======== ENTRIES SHOWN ========

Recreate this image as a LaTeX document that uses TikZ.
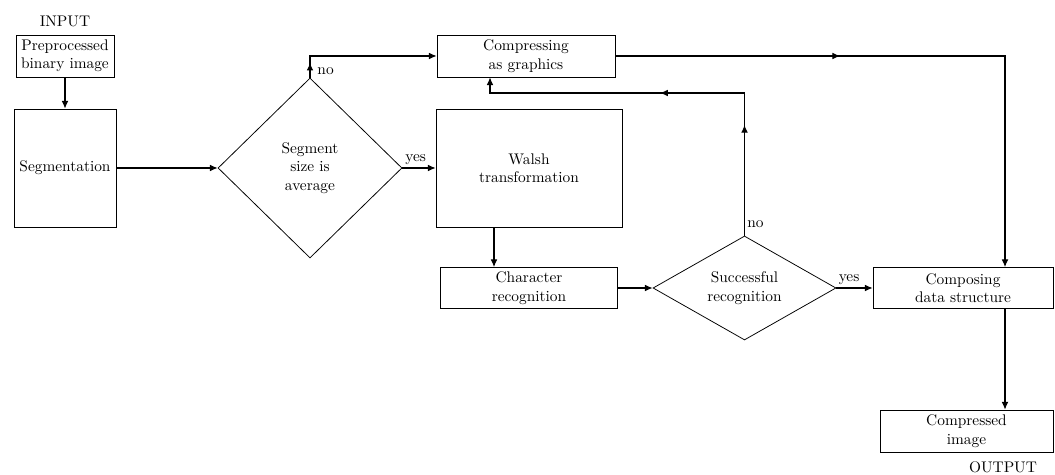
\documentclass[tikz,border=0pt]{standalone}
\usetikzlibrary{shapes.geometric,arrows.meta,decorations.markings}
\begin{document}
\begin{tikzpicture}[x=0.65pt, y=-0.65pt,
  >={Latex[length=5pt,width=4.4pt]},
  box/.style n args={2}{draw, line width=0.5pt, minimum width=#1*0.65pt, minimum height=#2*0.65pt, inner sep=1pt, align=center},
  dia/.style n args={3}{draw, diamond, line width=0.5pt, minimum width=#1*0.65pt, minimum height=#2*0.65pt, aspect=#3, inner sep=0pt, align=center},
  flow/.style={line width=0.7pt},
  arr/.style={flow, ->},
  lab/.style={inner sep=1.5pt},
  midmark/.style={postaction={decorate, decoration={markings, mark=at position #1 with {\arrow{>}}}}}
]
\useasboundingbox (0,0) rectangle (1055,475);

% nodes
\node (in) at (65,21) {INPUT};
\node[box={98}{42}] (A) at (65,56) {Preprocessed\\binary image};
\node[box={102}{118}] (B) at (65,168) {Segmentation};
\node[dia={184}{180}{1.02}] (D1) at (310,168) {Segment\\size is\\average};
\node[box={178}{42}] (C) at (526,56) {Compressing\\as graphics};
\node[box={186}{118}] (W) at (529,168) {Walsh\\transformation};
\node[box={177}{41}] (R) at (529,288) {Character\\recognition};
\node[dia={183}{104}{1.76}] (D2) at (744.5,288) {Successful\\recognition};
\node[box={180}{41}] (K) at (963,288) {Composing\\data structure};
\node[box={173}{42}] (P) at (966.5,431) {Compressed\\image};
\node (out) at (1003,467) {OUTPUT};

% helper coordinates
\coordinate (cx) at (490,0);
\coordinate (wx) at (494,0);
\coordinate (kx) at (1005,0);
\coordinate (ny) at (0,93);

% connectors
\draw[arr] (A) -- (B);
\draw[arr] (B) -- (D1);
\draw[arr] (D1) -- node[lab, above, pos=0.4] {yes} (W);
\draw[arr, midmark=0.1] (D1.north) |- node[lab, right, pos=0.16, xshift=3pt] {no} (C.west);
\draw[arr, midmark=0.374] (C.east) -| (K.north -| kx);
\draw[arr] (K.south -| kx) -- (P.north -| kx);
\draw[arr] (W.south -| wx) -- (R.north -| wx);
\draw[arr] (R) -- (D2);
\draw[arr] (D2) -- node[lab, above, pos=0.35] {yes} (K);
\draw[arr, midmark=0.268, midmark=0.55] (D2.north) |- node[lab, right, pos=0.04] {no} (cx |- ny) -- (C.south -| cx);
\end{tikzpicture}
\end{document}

========
======== ENTRIES SHOWN ========

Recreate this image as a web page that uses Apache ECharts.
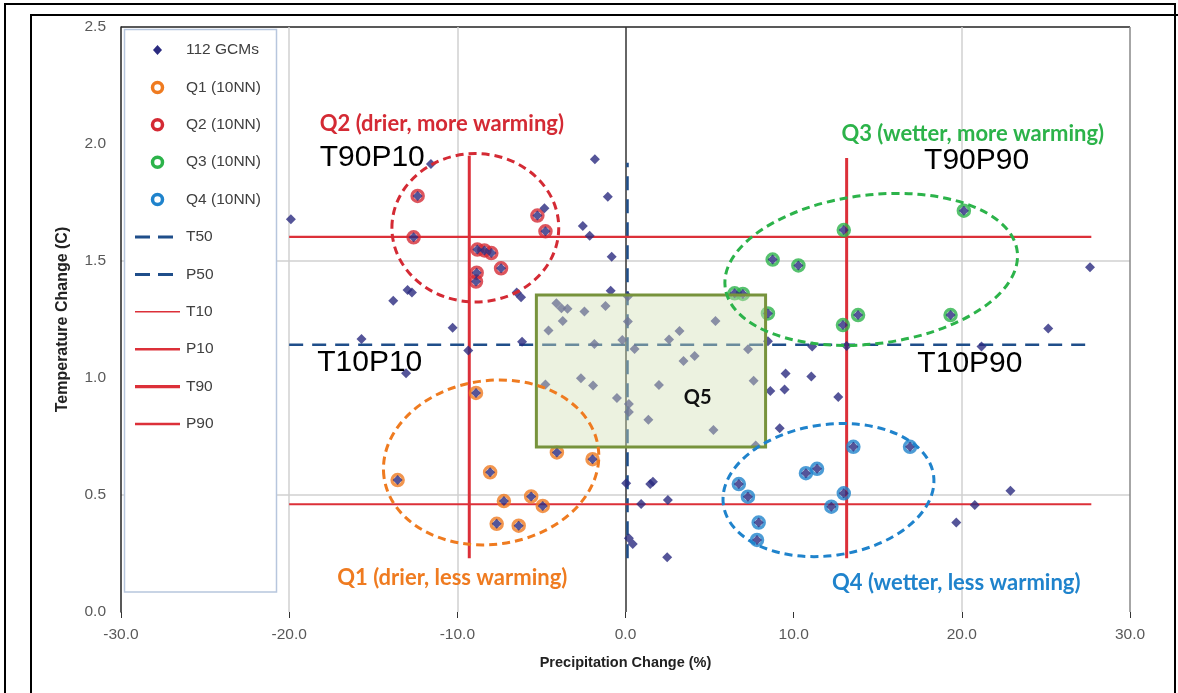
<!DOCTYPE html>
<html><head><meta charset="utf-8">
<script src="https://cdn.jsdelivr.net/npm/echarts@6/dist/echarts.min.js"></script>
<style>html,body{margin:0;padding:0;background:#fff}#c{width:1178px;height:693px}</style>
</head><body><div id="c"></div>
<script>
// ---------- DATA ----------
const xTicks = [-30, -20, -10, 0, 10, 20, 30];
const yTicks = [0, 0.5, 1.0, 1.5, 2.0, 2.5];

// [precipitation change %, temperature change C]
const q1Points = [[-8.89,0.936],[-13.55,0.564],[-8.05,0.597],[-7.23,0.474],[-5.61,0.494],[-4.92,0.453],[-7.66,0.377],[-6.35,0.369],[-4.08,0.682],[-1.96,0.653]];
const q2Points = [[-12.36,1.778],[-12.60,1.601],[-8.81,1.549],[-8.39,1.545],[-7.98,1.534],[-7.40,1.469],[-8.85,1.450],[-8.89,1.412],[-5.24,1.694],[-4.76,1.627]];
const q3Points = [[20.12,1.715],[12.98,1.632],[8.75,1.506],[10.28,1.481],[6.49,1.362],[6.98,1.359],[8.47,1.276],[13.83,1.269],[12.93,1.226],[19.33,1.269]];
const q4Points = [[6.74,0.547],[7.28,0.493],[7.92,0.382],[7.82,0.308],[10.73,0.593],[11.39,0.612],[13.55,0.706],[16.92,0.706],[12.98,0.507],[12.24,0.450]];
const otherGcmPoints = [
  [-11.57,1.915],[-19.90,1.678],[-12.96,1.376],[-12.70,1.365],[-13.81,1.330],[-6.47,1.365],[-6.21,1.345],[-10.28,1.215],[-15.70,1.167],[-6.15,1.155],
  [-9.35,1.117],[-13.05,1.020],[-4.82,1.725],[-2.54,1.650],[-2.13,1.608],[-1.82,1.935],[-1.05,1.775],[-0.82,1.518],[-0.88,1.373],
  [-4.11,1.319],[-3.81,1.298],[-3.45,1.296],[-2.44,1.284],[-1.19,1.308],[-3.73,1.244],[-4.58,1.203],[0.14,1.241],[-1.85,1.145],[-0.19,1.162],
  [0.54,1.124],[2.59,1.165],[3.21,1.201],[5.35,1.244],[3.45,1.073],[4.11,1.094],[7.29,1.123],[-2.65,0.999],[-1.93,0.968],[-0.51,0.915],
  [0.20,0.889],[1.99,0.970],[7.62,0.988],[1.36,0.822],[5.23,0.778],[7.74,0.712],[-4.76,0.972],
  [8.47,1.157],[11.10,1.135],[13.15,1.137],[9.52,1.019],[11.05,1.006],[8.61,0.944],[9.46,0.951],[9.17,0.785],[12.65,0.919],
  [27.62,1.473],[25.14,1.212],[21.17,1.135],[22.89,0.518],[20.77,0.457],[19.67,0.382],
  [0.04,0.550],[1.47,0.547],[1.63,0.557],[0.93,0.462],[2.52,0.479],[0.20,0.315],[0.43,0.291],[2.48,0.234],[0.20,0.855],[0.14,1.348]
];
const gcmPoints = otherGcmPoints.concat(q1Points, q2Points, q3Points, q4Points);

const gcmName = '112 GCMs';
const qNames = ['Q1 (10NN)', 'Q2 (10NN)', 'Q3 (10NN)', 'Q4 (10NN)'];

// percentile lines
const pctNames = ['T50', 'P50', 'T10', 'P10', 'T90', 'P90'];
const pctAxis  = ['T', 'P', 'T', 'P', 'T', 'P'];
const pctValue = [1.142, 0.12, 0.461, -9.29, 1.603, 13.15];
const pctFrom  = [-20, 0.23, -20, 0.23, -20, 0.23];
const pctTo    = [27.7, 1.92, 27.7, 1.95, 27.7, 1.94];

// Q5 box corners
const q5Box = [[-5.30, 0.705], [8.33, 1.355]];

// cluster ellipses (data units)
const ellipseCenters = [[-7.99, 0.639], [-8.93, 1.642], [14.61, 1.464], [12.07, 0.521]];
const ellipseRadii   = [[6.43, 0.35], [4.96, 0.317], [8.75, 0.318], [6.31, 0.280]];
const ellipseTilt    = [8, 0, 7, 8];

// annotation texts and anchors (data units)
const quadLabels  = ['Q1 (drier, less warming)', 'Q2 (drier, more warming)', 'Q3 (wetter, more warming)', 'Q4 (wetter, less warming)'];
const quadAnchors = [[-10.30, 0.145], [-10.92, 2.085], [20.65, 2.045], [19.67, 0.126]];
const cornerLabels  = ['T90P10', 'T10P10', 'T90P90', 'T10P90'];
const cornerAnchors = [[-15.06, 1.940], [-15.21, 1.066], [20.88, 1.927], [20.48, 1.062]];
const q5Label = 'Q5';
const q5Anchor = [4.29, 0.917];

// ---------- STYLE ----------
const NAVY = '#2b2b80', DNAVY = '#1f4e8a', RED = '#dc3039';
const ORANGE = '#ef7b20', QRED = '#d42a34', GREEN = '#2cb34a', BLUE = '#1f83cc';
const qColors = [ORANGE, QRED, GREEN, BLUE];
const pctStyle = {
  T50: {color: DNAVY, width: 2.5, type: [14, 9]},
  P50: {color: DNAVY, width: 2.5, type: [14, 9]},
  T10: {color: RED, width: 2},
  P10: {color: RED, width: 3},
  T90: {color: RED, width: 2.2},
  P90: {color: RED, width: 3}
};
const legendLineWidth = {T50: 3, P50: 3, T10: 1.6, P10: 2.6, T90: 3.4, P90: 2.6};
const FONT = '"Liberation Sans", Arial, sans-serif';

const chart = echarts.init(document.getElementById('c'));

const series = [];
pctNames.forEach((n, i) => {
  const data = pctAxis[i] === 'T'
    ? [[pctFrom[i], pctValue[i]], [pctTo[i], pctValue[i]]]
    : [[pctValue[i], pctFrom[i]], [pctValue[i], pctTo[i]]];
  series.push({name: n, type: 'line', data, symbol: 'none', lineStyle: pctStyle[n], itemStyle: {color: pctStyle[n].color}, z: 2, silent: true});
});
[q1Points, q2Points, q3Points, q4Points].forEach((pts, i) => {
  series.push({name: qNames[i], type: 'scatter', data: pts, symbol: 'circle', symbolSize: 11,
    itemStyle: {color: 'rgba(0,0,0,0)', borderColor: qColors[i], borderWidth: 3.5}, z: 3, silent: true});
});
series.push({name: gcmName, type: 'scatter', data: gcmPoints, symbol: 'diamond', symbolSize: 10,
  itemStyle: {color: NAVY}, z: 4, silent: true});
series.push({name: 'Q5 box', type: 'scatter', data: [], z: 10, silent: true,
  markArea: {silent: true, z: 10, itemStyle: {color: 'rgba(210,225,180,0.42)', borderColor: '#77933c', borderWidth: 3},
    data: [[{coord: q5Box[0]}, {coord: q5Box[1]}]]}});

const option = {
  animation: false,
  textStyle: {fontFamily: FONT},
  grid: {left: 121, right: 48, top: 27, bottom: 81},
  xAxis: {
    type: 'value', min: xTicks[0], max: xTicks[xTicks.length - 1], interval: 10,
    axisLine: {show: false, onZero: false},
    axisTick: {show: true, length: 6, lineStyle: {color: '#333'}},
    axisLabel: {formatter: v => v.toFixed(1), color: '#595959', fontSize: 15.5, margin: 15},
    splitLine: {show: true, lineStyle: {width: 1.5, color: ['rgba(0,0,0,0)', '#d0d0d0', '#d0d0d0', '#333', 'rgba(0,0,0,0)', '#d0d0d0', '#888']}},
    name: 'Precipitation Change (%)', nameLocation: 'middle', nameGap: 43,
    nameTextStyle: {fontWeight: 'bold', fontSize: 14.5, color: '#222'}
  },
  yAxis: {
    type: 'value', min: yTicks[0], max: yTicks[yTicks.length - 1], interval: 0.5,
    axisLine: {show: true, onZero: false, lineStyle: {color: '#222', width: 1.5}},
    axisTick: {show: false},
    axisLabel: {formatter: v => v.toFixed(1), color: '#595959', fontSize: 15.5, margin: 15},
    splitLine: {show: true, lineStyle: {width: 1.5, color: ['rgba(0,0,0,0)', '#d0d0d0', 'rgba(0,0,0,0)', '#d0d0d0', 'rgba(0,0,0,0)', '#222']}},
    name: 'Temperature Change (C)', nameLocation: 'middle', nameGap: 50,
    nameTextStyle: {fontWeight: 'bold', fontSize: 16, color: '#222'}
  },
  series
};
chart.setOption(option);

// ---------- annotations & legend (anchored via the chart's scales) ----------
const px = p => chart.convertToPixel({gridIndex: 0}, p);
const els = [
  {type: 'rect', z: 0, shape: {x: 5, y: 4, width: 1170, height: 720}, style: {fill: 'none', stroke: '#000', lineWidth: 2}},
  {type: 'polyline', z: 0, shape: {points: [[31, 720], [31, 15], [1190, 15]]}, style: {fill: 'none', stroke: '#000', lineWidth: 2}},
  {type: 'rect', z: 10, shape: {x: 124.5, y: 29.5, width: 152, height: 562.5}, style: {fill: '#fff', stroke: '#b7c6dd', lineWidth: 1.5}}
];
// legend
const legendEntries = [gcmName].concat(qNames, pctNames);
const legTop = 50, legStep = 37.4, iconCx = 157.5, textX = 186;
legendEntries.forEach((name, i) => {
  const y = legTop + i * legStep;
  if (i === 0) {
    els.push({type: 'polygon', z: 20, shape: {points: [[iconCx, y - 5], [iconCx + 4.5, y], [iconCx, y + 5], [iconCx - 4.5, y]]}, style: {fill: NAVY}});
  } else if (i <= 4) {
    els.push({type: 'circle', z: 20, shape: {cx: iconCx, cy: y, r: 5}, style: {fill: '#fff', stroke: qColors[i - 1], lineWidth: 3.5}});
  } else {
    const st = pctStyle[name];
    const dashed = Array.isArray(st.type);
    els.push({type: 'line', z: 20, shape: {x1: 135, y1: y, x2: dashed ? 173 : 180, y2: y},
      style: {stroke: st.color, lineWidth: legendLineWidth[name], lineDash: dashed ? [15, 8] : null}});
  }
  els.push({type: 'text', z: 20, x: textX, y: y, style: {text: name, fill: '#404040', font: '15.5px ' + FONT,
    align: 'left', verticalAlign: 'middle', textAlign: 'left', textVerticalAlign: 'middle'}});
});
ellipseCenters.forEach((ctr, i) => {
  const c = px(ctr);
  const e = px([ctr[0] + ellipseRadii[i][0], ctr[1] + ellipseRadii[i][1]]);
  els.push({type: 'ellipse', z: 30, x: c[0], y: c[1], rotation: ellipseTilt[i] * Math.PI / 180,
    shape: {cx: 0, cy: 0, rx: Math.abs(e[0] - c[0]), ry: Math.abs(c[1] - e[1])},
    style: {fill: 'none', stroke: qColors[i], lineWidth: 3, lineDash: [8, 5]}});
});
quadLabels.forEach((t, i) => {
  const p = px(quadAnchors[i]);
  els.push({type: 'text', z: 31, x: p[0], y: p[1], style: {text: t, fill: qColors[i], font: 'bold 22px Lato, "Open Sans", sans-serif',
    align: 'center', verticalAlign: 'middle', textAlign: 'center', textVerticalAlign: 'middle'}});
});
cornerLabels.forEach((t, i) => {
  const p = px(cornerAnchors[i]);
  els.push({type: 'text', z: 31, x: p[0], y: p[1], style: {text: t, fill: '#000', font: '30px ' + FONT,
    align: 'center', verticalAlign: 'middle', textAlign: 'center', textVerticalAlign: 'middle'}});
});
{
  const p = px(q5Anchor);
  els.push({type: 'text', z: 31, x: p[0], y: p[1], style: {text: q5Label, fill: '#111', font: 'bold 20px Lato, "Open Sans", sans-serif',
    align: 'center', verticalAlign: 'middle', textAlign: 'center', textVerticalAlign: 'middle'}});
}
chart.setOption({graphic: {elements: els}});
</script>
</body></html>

========

▶ [EXERCISE DESCRIPTION] Copy only the lines above from the one containing "Recreate this image as a LaTeX" through the one containing "(0,0) rectangle (1055,475);", both included. Leave out the pictures.

▶ [ANSWER TO THIS PROBLEM]
Recreate this image as a LaTeX document that uses TikZ.
\documentclass[tikz,border=0pt]{standalone}
\usetikzlibrary{shapes.geometric,arrows.meta,decorations.markings}
\begin{document}
\begin{tikzpicture}[x=0.65pt, y=-0.65pt,
  >={Latex[length=5pt,width=4.4pt]},
  box/.style n args={2}{draw, line width=0.5pt, minimum width=#1*0.65pt, minimum height=#2*0.65pt, inner sep=1pt, align=center},
  dia/.style n args={3}{draw, diamond, line width=0.5pt, minimum width=#1*0.65pt, minimum height=#2*0.65pt, aspect=#3, inner sep=0pt, align=center},
  flow/.style={line width=0.7pt},
  arr/.style={flow, ->},
  lab/.style={inner sep=1.5pt},
  midmark/.style={postaction={decorate, decoration={markings, mark=at position #1 with {\arrow{>}}}}}
]
\useasboundingbox (0,0) rectangle (1055,475);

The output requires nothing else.